May 13, 2020
Texas Governor Sparks Reverse Uprising Amid Claims of Travesty in Case
with Racial and Partisan Undertones, Flimflamming and Illegal Beauty Shops
Governor Greg Abbott opened up a massive can of worms last week when he rushed to the defense of a Dallas hair salon owner who'd flaunted her defiance of coronavirus emergency orders and a pair of Laredo beauticians who'd been operating illegally.
After receiving strong public support for the actions that the state has taken during the coronavirus crisis, Abbott effectively issued an open invitation for people in Texas to break the law of the land that he'd imposed in an attempt to slow the spread of the disease across the state.
In a move that appeared to be a spontaneous reaction to a Texas Supreme Court ruling, Abbott declared that no one in the state could be jailed for violations of the emergency restrictions that he's had in place for more than a month. Abbott had apparently had a heads-up on the high court plans to order the release of Shelley Luther from the Dallas County jail where she'd been held overnight after repeatedly refusing to close her beauty shop in compliance with a gubernatorial directive and flaunting her defiance in social media posts and a protest demonstration appearance.
The Republican governor had given local officials explicit permission to incarcerate emergency order offenders for as long as 180 days before expressing shock and disgust at the height of the furor in the staged Luther case that a jurist would have the audacity to actually enforce an emergency order that he'd implemented. Texas Attorney General Ken Paxton had blasted State District Judge Eric Moyé a day earlier for sentencing Luther to a week in jail after giving her numerous chances to keep herself free by complying with state law that Abbott had created.
While Abbott sought to take credit for Luther's liberation in a move aimed at appeasing critics on the hard right, the governor is being accused now of making a mockery of the rule of law by portraying Luther as a hero and Moyé as a villain for attempting to enforce the executive edict that had temporarily shuttered her nonessential business.
The tempest that Abbott has ignited has intensified with the intervention of the American Board of Trial in Moyé's defense as a group of attorneys that's been associated with famed trial lawyer Gerry Spence. The group that includes about 8,000 members across the country voted unanimously to rally behind the judge in the wake of a rhetorical assault that they perceive as a monumental travesty for the sake of political grandstanding.
The organization contends that any judge who refused to sanction a defendant for steadfastly refusing to abide by the law would be derelict in the duties they swore to uphold. Dallas-area attorney Marquette Wolf, the American Board of Trial Advocates president, said the group is attempting to defend the principle of an independent judiciary with its support for Moyé.

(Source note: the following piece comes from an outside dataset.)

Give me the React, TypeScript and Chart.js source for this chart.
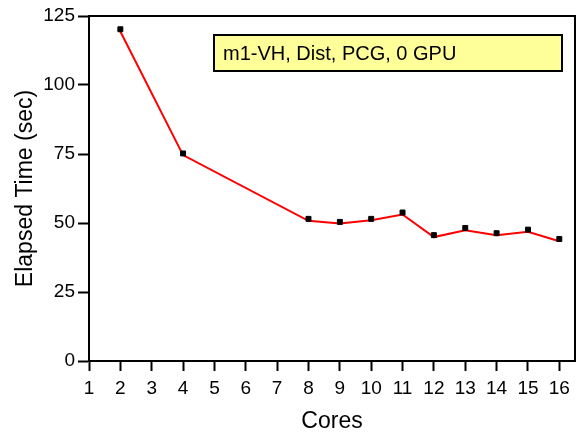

“Not long after, Attorney General Ken Paxton and others began to lead a chorus of criticism, but not of the law breaker," the statement on the Dallas judge's behalf asserted. "Instead, they criticized Judge Moyé, the law upholder. We strongly believe that the criticism of Judge Moyé is unfounded, unfair and ultimately counterproductive to the rule of law.
The governor cited the Luther case in the gutting of the executive edict that had been the centerpiece of the state's defense against the coronavirus - and he mentioned Ana Isabel Castro-Garcia and Brenda Stephanie Mata as well as a pair of Laredo residents who hadn't been trying to get arrested like the central figure in the Dallas set up.
The women had been arrested three weeks earlier and held for several hours at the Webb County jail after being booked on charges of violating local emergency ordinances in a case that could have culminated in 180 days behind bars if Abbott hadn't erased the threat of enforcement from the pandemic requirements.
Abbott hasn't said publicly whether he knew that the women in the border city were running nail and eyelash salons in private residents without cosmetology licenses and advertising their services on social media. But that's an issue that the state will have to either resolve or ignore now that the chief prosecutor in Webb County has announced that the women there will not be prosecuted.
The governor's injection of himself into the dispute that Luther had initiated and fueled has set the stage for accusations of potential racism and partisan targeting in light of the fact that Moyé is an African-American Democrat. Dallas County Judge Clay Jenkins had been a high-ranking Democratic activist before his election to his current post.
Abbott will be hoping now that more conservatives who've been highly critical of the emergency restrictions will attempt to see how far the envelope can be pushed in a test of the constitutional authority that the state's top leader has during a public health emergency like the COVID-19 crisis.